§ DIRECTIVE
Make a verbatim copy of the entries below; pictures stay out.

Data listing
━━━━

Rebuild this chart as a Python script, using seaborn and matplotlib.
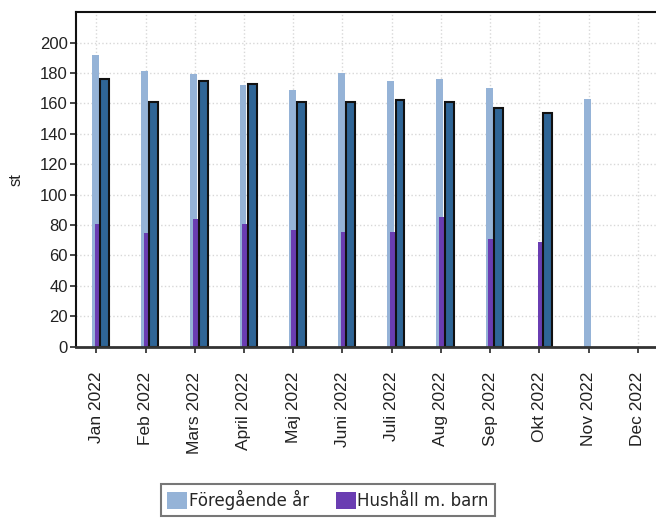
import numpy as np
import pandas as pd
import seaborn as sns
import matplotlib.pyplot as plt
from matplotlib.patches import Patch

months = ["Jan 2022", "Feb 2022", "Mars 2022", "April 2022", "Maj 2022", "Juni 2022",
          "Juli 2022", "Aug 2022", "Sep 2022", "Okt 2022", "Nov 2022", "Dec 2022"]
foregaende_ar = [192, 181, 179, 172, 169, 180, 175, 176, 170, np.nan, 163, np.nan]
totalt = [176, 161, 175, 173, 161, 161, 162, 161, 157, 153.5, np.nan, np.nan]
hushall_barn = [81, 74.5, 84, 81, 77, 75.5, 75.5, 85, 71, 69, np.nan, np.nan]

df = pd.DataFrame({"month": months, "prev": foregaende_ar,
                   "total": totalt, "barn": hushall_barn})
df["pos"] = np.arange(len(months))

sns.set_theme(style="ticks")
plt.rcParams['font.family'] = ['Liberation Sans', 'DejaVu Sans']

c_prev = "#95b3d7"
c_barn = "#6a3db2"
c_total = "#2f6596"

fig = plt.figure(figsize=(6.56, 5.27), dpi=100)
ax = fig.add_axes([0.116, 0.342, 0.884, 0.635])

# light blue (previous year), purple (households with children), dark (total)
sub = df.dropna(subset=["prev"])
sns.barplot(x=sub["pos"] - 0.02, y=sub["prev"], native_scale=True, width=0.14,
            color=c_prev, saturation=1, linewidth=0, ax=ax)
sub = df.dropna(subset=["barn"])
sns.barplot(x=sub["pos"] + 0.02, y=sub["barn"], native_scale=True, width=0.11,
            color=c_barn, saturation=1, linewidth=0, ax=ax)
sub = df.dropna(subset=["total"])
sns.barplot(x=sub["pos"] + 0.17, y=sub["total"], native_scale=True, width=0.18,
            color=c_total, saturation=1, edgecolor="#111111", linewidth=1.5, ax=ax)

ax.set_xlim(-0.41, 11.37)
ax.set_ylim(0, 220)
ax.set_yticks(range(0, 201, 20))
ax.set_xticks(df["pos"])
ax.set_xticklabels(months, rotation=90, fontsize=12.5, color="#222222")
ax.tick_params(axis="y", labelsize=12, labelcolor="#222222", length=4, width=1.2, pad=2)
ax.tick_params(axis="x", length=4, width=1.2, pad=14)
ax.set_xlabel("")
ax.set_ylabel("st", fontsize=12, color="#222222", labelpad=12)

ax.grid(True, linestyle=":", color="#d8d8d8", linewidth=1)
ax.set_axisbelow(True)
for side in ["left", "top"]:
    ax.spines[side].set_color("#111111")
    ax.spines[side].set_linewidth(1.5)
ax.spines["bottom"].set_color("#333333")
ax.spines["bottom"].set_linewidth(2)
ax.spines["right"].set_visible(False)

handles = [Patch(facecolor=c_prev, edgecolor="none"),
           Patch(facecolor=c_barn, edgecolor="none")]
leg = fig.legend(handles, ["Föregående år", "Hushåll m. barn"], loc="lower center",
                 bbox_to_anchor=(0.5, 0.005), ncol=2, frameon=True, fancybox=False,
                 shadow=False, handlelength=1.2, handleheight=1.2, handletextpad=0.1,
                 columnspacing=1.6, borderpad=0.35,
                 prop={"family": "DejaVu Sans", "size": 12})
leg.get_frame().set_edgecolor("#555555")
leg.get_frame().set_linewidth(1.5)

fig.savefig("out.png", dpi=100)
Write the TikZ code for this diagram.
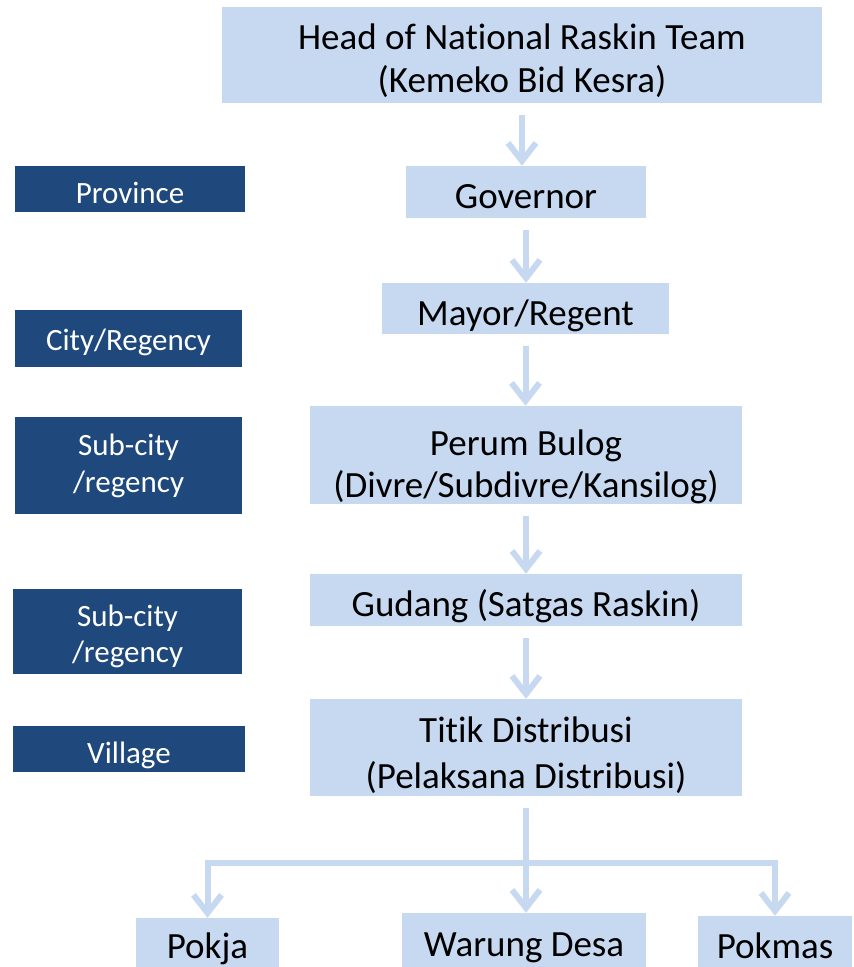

━━━━

§ WRITTEN ANSWER
Rebuild this chart as a Python script, using seaborn and matplotlib.
import numpy as np
import pandas as pd
import seaborn as sns
import matplotlib.pyplot as plt
from matplotlib.patches import Patch

months = ["Jan 2022", "Feb 2022", "Mars 2022", "April 2022", "Maj 2022", "Juni 2022",
          "Juli 2022", "Aug 2022", "Sep 2022", "Okt 2022", "Nov 2022", "Dec 2022"]
foregaende_ar = [192, 181, 179, 172, 169, 180, 175, 176, 170, np.nan, 163, np.nan]
totalt = [176, 161, 175, 173, 161, 161, 162, 161, 157, 153.5, np.nan, np.nan]
hushall_barn = [81, 74.5, 84, 81, 77, 75.5, 75.5, 85, 71, 69, np.nan, np.nan]

df = pd.DataFrame({"month": months, "prev": foregaende_ar,
                   "total": totalt, "barn": hushall_barn})
df["pos"] = np.arange(len(months))

sns.set_theme(style="ticks")
plt.rcParams['font.family'] = ['Liberation Sans', 'DejaVu Sans']

c_prev = "#95b3d7"
c_barn = "#6a3db2"
c_total = "#2f6596"

fig = plt.figure(figsize=(6.56, 5.27), dpi=100)
ax = fig.add_axes([0.116, 0.342, 0.884, 0.635])

# light blue (previous year), purple (households with children), dark (total)
sub = df.dropna(subset=["prev"])
sns.barplot(x=sub["pos"] - 0.02, y=sub["prev"], native_scale=True, width=0.14,
            color=c_prev, saturation=1, linewidth=0, ax=ax)
sub = df.dropna(subset=["barn"])
sns.barplot(x=sub["pos"] + 0.02, y=sub["barn"], native_scale=True, width=0.11,
            color=c_barn, saturation=1, linewidth=0, ax=ax)
sub = df.dropna(subset=["total"])
sns.barplot(x=sub["pos"] + 0.17, y=sub["total"], native_scale=True, width=0.18,
            color=c_total, saturation=1, edgecolor="#111111", linewidth=1.5, ax=ax)

ax.set_xlim(-0.41, 11.37)
ax.set_ylim(0, 220)
ax.set_yticks(range(0, 201, 20))
ax.set_xticks(df["pos"])
ax.set_xticklabels(months, rotation=90, fontsize=12.5, color="#222222")
ax.tick_params(axis="y", labelsize=12, labelcolor="#222222", length=4, width=1.2, pad=2)
ax.tick_params(axis="x", length=4, width=1.2, pad=14)
ax.set_xlabel("")
ax.set_ylabel("st", fontsize=12, color="#222222", labelpad=12)

ax.grid(True, linestyle=":", color="#d8d8d8", linewidth=1)
ax.set_axisbelow(True)
for side in ["left", "top"]:
    ax.spines[side].set_color("#111111")
    ax.spines[side].set_linewidth(1.5)
ax.spines["bottom"].set_color("#333333")
ax.spines["bottom"].set_linewidth(2)
ax.spines["right"].set_visible(False)

handles = [Patch(facecolor=c_prev, edgecolor="none"),
           Patch(facecolor=c_barn, edgecolor="none")]
leg = fig.legend(handles, ["Föregående år", "Hushåll m. barn"], loc="lower center",
                 bbox_to_anchor=(0.5, 0.005), ncol=2, frameon=True, fancybox=False,
                 shadow=False, handlelength=1.2, handleheight=1.2, handletextpad=0.1,
                 columnspacing=1.6, borderpad=0.35,
                 prop={"family": "DejaVu Sans", "size": 12})
leg.get_frame().set_edgecolor("#555555")
leg.get_frame().set_linewidth(1.5)

fig.savefig("out.png", dpi=100)
Write the TikZ code for this diagram.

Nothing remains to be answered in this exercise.